Yahoo has managed to carve out a small operating profit, before restructuring costs, but its revenues have crashed by around a third thanks to the collapse in online advertising spend.
The firm's small pro-forma profit beat analysts' expectations of it breaking even. But once job cuts and acquisition costs were taken into account, the group posted a net loss of $48.5m for the three months to the end of June 2001, against net profits of $53.3m for the same period last year.
Revenues were down sharply as dotcom advertising continued to evaporate and traditional companies, troubled by the slowdown in the US economy, slashed advertising budgets.
In all, sales of $182.2m for the three months to the end of June were down a third on the $273m generated for the same period in 2000.

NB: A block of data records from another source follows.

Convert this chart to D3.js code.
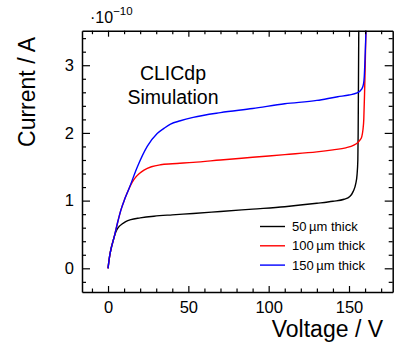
<!DOCTYPE html>
<html>
<head>
<meta charset="utf-8">
<script src="https://cdn.jsdelivr.net/npm/d3@7"></script>
<style>
  body { margin: 0; background: #fff; }
  svg { font-family: "Liberation Sans", Arial, Helvetica, sans-serif; }
</style>
</head>
<body>
<div id="chart"></div>
<script>
// Leakage current vs bias voltage, current in units of 1e-10 A
const volt50 = [0, 1, 2, 3, 4.3, 5.5, 7, 8.5, 11, 14.2, 20, 28.6, 40, 53, 70, 90, 110, 130, 140, 147, 150.5, 152.7, 154.2, 155, 155.5, 155.7, 155.9, 156.1]
const curr50 = [0, 0.18, 0.3, 0.39, 0.5, 0.57, 0.62, 0.65, 0.69, 0.72, 0.745, 0.77, 0.79, 0.81, 0.84, 0.875, 0.91, 0.96, 0.99, 1.02, 1.06, 1.14, 1.25, 1.38, 1.6, 2.0, 2.8, 3.6]

const volt100 = [0, 1, 2, 3, 4, 6, 8, 10.5, 13.1, 15, 17, 19.5, 22.4, 27, 32.7, 40, 53, 70, 90, 110, 130, 140, 148, 153, 155.5, 157, 158, 158.7, 159.2, 159.7, 160.1, 160.6]
const curr100 = [0, 0.18, 0.3, 0.39, 0.48, 0.68, 0.86, 1.03, 1.18, 1.27, 1.34, 1.4, 1.45, 1.5, 1.53, 1.545, 1.565, 1.6, 1.64, 1.68, 1.72, 1.75, 1.78, 1.82, 1.86, 1.9, 1.95, 2.05, 2.2, 2.6, 3.0, 3.6]

const volt150 = [0, 1, 2, 3, 4, 6, 8, 10.5, 13.1, 18.3, 24.4, 30.6, 35, 38.9, 45, 53, 70, 90, 110, 130, 143, 150, 155, 158, 159, 159.5, 160.1, 160.7]
const curr150 = [0, 0.18, 0.3, 0.39, 0.48, 0.68, 0.86, 1.03, 1.18, 1.5, 1.8, 1.99, 2.07, 2.13, 2.18, 2.23, 2.3, 2.36, 2.43, 2.48, 2.535, 2.56, 2.59, 2.65, 2.72, 2.83, 3.18, 3.6]

const seriesNames = ["50\u2009\u00b5m thick", "100\u2009\u00b5m thick", "150\u2009\u00b5m thick"]
const seriesColors = ["#000000", "#ff0000", "#0000ff"]

const xMajor = [0, 50, 100, 150]
const yMajor = [0, 1, 2, 3]

const width = 400, height = 345
const frame = { left: 82, right: 392.7, top: 30.7, bottom: 292 }

const svg = d3.select("#chart").append("svg")
  .attr("width", width)
  .attr("height", height)

const x = d3.scaleLinear().domain([-16.2, 177.2]).range([frame.left, frame.right])
const y = d3.scaleLinear().domain([-0.35, 3.51]).range([frame.bottom, frame.top])

const xMinor = d3.range(-10, 177, 10).filter(v => !xMajor.includes(v))
const yMinor = d3.range(-0.2, 3.5, 0.2).map(v => +v.toFixed(1)).filter(v => !yMajor.includes(v))

// clip curves to the frame
svg.append("clipPath").attr("id", "clip")
  .append("rect")
  .attr("x", frame.left).attr("y", frame.top)
  .attr("width", frame.right - frame.left)
  .attr("height", frame.bottom - frame.top)

const line = d3.line()
  .x(d => x(d[0]))
  .y(d => y(d[1]))
  .curve(d3.curveMonotoneX)

const series = [
  d3.zip(volt50, curr50),
  d3.zip(volt100, curr100),
  d3.zip(volt150, curr150)
]

svg.append("g").attr("clip-path", "url(#clip)")
  .selectAll("path")
  .data(series)
  .enter()
  .append("path")
  .attr("d", line)
  .attr("fill", "none")
  .attr("stroke", (_, i) => seriesColors[i])
  .attr("stroke-width", 1.4)

// axes, ticks pointing inward on all four sides
function styleAxis(g) {
  g.select(".domain").attr("stroke", "#000").attr("stroke-width", 1.5)
  g.selectAll(".tick line").attr("stroke", "#000").attr("stroke-width", 1.2)
  g.selectAll("text").attr("fill", "#000").style("font-size", "16.5px")
}

const axisB = svg.append("g").attr("transform", `translate(0,${frame.bottom})`)
axisB.call(d3.axisBottom(x).tickValues(xMajor).tickSize(-6).tickSizeOuter(0).tickPadding(9).tickFormat(d3.format("d")))
axisB.append("g").call(d3.axisBottom(x).tickValues(xMinor).tickSize(-3.5).tickFormat(""))
  .select(".domain").remove()
axisB.call(styleAxis)

const axisT = svg.append("g").attr("transform", `translate(0,${frame.top})`)
axisT.call(d3.axisTop(x).tickValues(xMajor).tickSize(-6).tickSizeOuter(0).tickFormat(""))
axisT.append("g").call(d3.axisTop(x).tickValues(xMinor).tickSize(-3.5).tickFormat(""))
  .select(".domain").remove()
axisT.call(styleAxis)

const axisL = svg.append("g").attr("transform", `translate(${frame.left},0)`)
axisL.call(d3.axisLeft(y).tickValues(yMajor).tickSize(-8).tickSizeOuter(0).tickPadding(8).tickFormat(d3.format("d")))
axisL.append("g").call(d3.axisLeft(y).tickValues(yMinor).tickSize(-4).tickFormat(""))
  .select(".domain").remove()
axisL.call(styleAxis)

const axisR = svg.append("g").attr("transform", `translate(${frame.right},0)`)
axisR.call(d3.axisRight(y).tickValues(yMajor).tickSize(-8).tickSizeOuter(0).tickFormat(""))
axisR.append("g").call(d3.axisRight(y).tickValues(yMinor).tickSize(-4).tickFormat(""))
  .select(".domain").remove()
axisR.call(styleAxis)

// exponent label
const expo = svg.append("text")
  .attr("x", 90)
  .attr("y", 22.7)
  .style("font-size", "16px")
expo.append("tspan").text("\u00b710")
expo.append("tspan").attr("dy", -7.5).style("font-size", "11.5px").text("\u221210")

// axis titles
svg.append("text")
  .attr("text-anchor", "end")
  .attr("x", 383)
  .attr("y", 337)
  .style("font-size", "23px")
  .text("Voltage / V")

svg.append("text")
  .attr("text-anchor", "end")
  .attr("transform", "translate(35,37) rotate(-90)")
  .style("font-size", "23px")
  .text("Current / A")

// CLICdp label
svg.append("text")
  .attr("text-anchor", "middle")
  .attr("x", 173)
  .attr("y", 80)
  .style("font-size", "19.5px")
  .text("CLICdp")
svg.append("text")
  .attr("text-anchor", "middle")
  .attr("x", 173)
  .attr("y", 104)
  .style("font-size", "19.5px")
  .text("Simulation")

// legend
const legend = svg.append("g").attr("transform", "translate(260,226.5)")
const rows = legend.selectAll("g")
  .data(seriesNames)
  .enter()
  .append("g")
  .attr("transform", (_, i) => `translate(0,${i * 19.3})`)
rows.append("line")
  .attr("x1", 0).attr("x2", 25)
  .attr("stroke", (_, i) => seriesColors[i])
  .attr("stroke-width", 1.4)
rows.append("text")
  .attr("x", 32)
  .attr("y", 4.5)
  .style("font-size", "13px")
  .text(d => d)
</script>
</body>
</html>
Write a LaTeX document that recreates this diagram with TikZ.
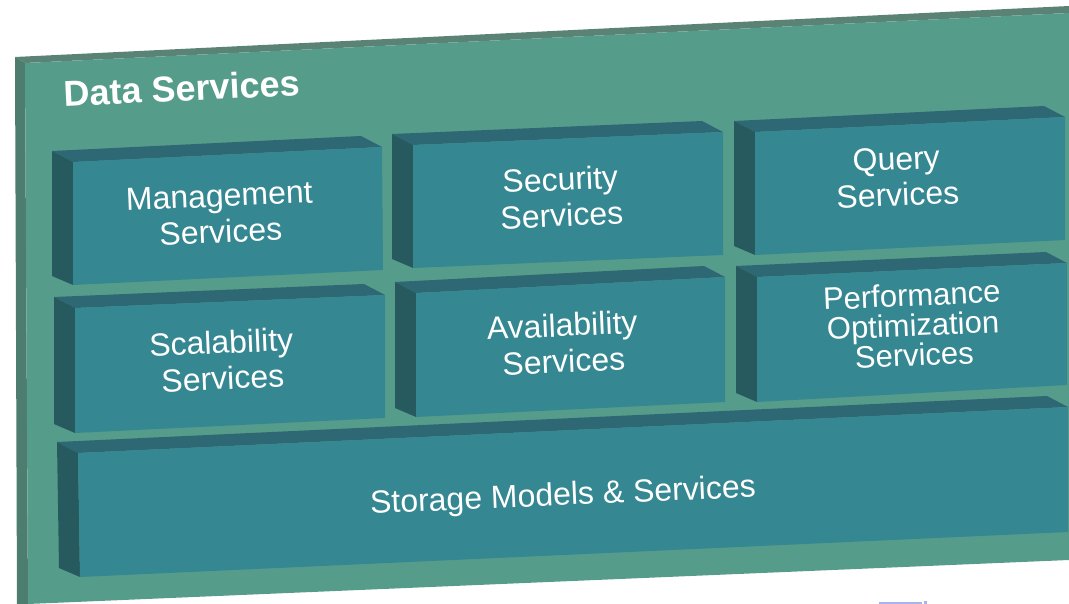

However, traffic figures indicate that the portal is still hugely popular with users. Page views across the network increased to an average of 1.2 billion per day in June 2001, with 100 per cent growth in Europe.
Yahoo also finally revealed who will fill some of the gaps in its senior management team created by a flood of resignations earlier this year.
Mark Opzoomer [pictured above] has been appointed managing director and regional vice president of Yahoo Europe, while Allan Kwan has joined as regional vice president of its north Asia operations, excluding Japan.
SI Lee is to head Yahoo's Korean operations.
The company now claims 200 million unique visitors per month across its network, up from 156 million in 2000, of which 38 million are in western Europe.
But Yahoo warned that, despite its improved traffic metrics, revenues are likely to remain flat or fall further for the rest of the year as the firm builds up its non-advertising revenues from premium and business services. The portal does not expect these revenues to pick up until at least mid-2002.
Chairman and chief executive Terry Semel said: "There is a huge financial and strategic opportunity represented by our enormous base of consumers, but there is no single event that will transform this company. Rather, it will be a series of events starting this quarter that will demonstrate Yahoo's momentum and progress.
"In order to strengthen and grow the business, we will pursue partnerships and joint ventures with major corporations, make acquisitions and continue to innovate and develop new services."
Analysts said that Yahoo's emphasis on the need to increase the share of non-advertising revenues from premium and business services as a proportion of the total was sensible, but that it had yet to detail how this would be achieved.